- [DATA]
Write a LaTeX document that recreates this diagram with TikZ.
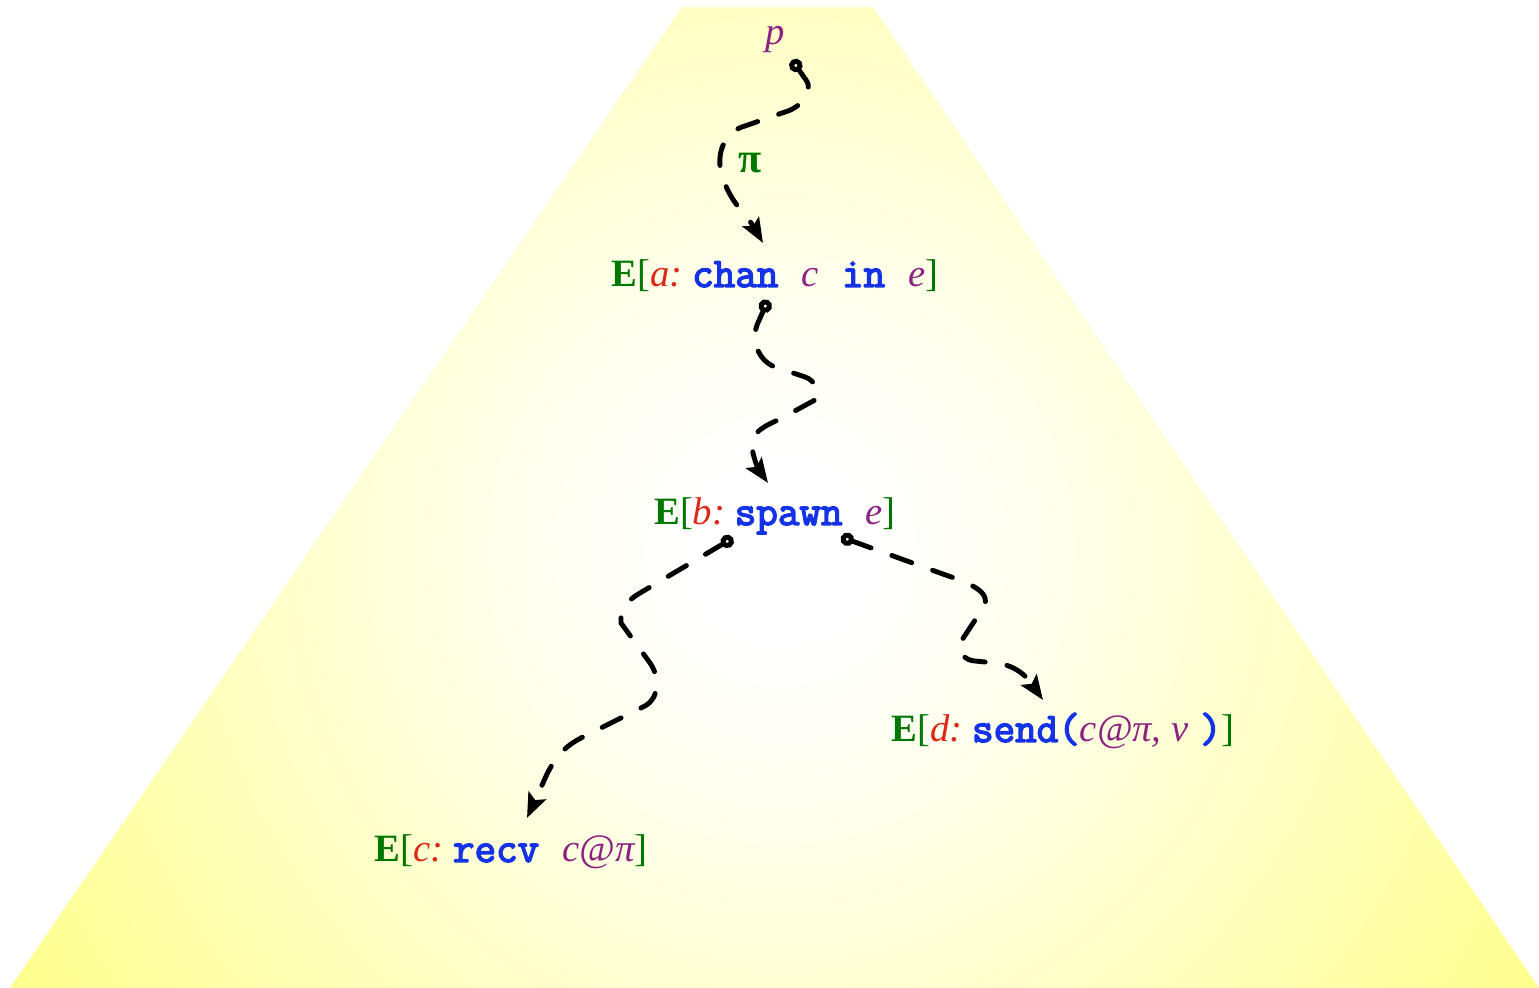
\documentclass[tikz,border=0pt]{standalone}
\usepackage{fontspec}
\setmainfont{Liberation Serif}
\setmonofont{Latin Modern Mono}[AutoFakeBold=3.4]
\usetikzlibrary{arrows.meta,calc}
\definecolor{cgreen}{RGB}{0,120,0}
\definecolor{cred}{RGB}{220,40,20}
\definecolor{cblue}{RGB}{20,50,230}
\definecolor{cpurple}{RGB}{140,35,130}
\pgfdeclareradialshading{trapshade}{\pgfpoint{0bp}{0bp}}{color(0bp)=(white); color(2.5bp)=(white); color(7.5bp)=(yellow!7); color(15bp)=(yellow!23); color(25bp)=(yellow!46); color(50bp)=(yellow!60)}
\newcommand{\myE}[1]{\textcolor{cgreen}{\textbf{E}[}\textcolor{cred}{\itshape #1}}
\newcommand{\myEc}{\textcolor{cgreen}{]}}
\newcommand{\mykw}[1]{\textcolor{cblue}{\ttfamily\bfseries\fontsize{11.9}{13}\selectfont #1}}
\newcommand{\myvr}[1]{\textcolor{cpurple}{\itshape #1}}
\begin{document}
\begin{tikzpicture}[x=0.01cm,y=0.01cm,
  conn/.style={line width=1.4pt, dash pattern=on 6pt off 6.3pt, line cap=round,
    {Circle[open,length=3.8pt]}-{Stealth[length=7pt,width=5.4pt,inset=1.4pt]}},
  lbl/.style={inner sep=0pt, anchor=base, font=\fontsize{11}{13}\selectfont}]
\useasboundingbox (0,0) rectangle (1539,988);
\begin{scope}
  \clip (10,0) -- (682,981) -- (873,981) -- (1539,0) -- cycle;
  \shade[shading=trapshade] (-120,-462) rectangle (1680,1338);
\end{scope}
\node[lbl, text=cpurple] (p) at (775,943) {\itshape p};
\node[lbl] (a) at (775,701) {\myE{a:}\ \mykw{chan}\hspace{0.6em}\myvr{c}\hspace{0.6em}\mykw{in}\hspace{0.6em}\myvr{e}\myEc};
\node[lbl] (b) at (775,463) {\myE{b:}\ \mykw{spawn}\hspace{0.6em}\myvr{e}\myEc};
\node[lbl] (d) at (1063,246) {\myE{d:}\ \mykw{send(}\myvr{c@π, v}\hspace{0.3em}\mykw{)}\myEc};
\node[lbl] (c) at (511,126) {\myE{c:}\ \mykw{recv}\hspace{0.6em}\myvr{c@π}\myEc};
\node[inner sep=0pt, text=cgreen, font=\fontsize{12}{14}\selectfont\bfseries] (pi) at (750,825) {π};
\draw[conn] ($(p.base)+(17,-15)$) -- (806,908) to[out=-55,in=15] (785,876) -- (745,862)
  to[out=195,in=95] (720,822) to[out=-80,in=120] ($(a.base)+(-12,44)$);
\draw[conn] ($(a.base)+(-7,-13)$) -- (757,663) to[out=-110,in=165] (778,620) -- (805,611)
  to[out=-15,in=25] (815,588) -- (780,569) to[out=205,in=100] (752,540)
  to[out=-80,in=125] ($(b.base)+(-7,42)$);
\draw[conn] ($(b.base)+(-42,-13)$) -- (640,395) to[out=210,in=95] (621,365) -- (650,325)
  to[out=-55,in=30] (645,282) -- (585,252) to[out=205,in=67] (543,205)
  -- ($(c.base)+(16,44)$);
\draw[conn] ($(b.base)+(66,-12)$) -- (940,415) to[out=-20,in=57] (983,380) -- (960,345)
  to[out=-123,in=180] (975,327) -- (995,325) to[out=-5,in=125] ($(d.base)+(-20,42)$);
\end{tikzpicture}
\end{document}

- [GIVEN INSTRUCTION] Pictures are excluded; copy all other data exactly as shown.

- [EXERCISE OUTPUT]
Write a LaTeX document that recreates this diagram with TikZ.
\documentclass[tikz,border=0pt]{standalone}
\usepackage{fontspec}
\setmainfont{Liberation Serif}
\setmonofont{Latin Modern Mono}[AutoFakeBold=3.4]
\usetikzlibrary{arrows.meta,calc}
\definecolor{cgreen}{RGB}{0,120,0}
\definecolor{cred}{RGB}{220,40,20}
\definecolor{cblue}{RGB}{20,50,230}
\definecolor{cpurple}{RGB}{140,35,130}
\pgfdeclareradialshading{trapshade}{\pgfpoint{0bp}{0bp}}{color(0bp)=(white); color(2.5bp)=(white); color(7.5bp)=(yellow!7); color(15bp)=(yellow!23); color(25bp)=(yellow!46); color(50bp)=(yellow!60)}
\newcommand{\myE}[1]{\textcolor{cgreen}{\textbf{E}[}\textcolor{cred}{\itshape #1}}
\newcommand{\myEc}{\textcolor{cgreen}{]}}
\newcommand{\mykw}[1]{\textcolor{cblue}{\ttfamily\bfseries\fontsize{11.9}{13}\selectfont #1}}
\newcommand{\myvr}[1]{\textcolor{cpurple}{\itshape #1}}
\begin{document}
\begin{tikzpicture}[x=0.01cm,y=0.01cm,
  conn/.style={line width=1.4pt, dash pattern=on 6pt off 6.3pt, line cap=round,
    {Circle[open,length=3.8pt]}-{Stealth[length=7pt,width=5.4pt,inset=1.4pt]}},
  lbl/.style={inner sep=0pt, anchor=base, font=\fontsize{11}{13}\selectfont}]
\useasboundingbox (0,0) rectangle (1539,988);
\begin{scope}
  \clip (10,0) -- (682,981) -- (873,981) -- (1539,0) -- cycle;
  \shade[shading=trapshade] (-120,-462) rectangle (1680,1338);
\end{scope}
\node[lbl, text=cpurple] (p) at (775,943) {\itshape p};
\node[lbl] (a) at (775,701) {\myE{a:}\ \mykw{chan}\hspace{0.6em}\myvr{c}\hspace{0.6em}\mykw{in}\hspace{0.6em}\myvr{e}\myEc};
\node[lbl] (b) at (775,463) {\myE{b:}\ \mykw{spawn}\hspace{0.6em}\myvr{e}\myEc};
\node[lbl] (d) at (1063,246) {\myE{d:}\ \mykw{send(}\myvr{c@π, v}\hspace{0.3em}\mykw{)}\myEc};
\node[lbl] (c) at (511,126) {\myE{c:}\ \mykw{recv}\hspace{0.6em}\myvr{c@π}\myEc};
\node[inner sep=0pt, text=cgreen, font=\fontsize{12}{14}\selectfont\bfseries] (pi) at (750,825) {π};
\draw[conn] ($(p.base)+(17,-15)$) -- (806,908) to[out=-55,in=15] (785,876) -- (745,862)
  to[out=195,in=95] (720,822) to[out=-80,in=120] ($(a.base)+(-12,44)$);
\draw[conn] ($(a.base)+(-7,-13)$) -- (757,663) to[out=-110,in=165] (778,620) -- (805,611)
  to[out=-15,in=25] (815,588) -- (780,569) to[out=205,in=100] (752,540)
  to[out=-80,in=125] ($(b.base)+(-7,42)$);
\draw[conn] ($(b.base)+(-42,-13)$) -- (640,395) to[out=210,in=95] (621,365) -- (650,325)
  to[out=-55,in=30] (645,282) -- (585,252) to[out=205,in=67] (543,205)
  -- ($(c.base)+(16,44)$);
\draw[conn] ($(b.base)+(66,-12)$) -- (940,415) to[out=-20,in=57] (983,380) -- (960,345)
  to[out=-123,in=180] (975,327) -- (995,325) to[out=-5,in=125] ($(d.base)+(-20,42)$);
\end{tikzpicture}
\end{document}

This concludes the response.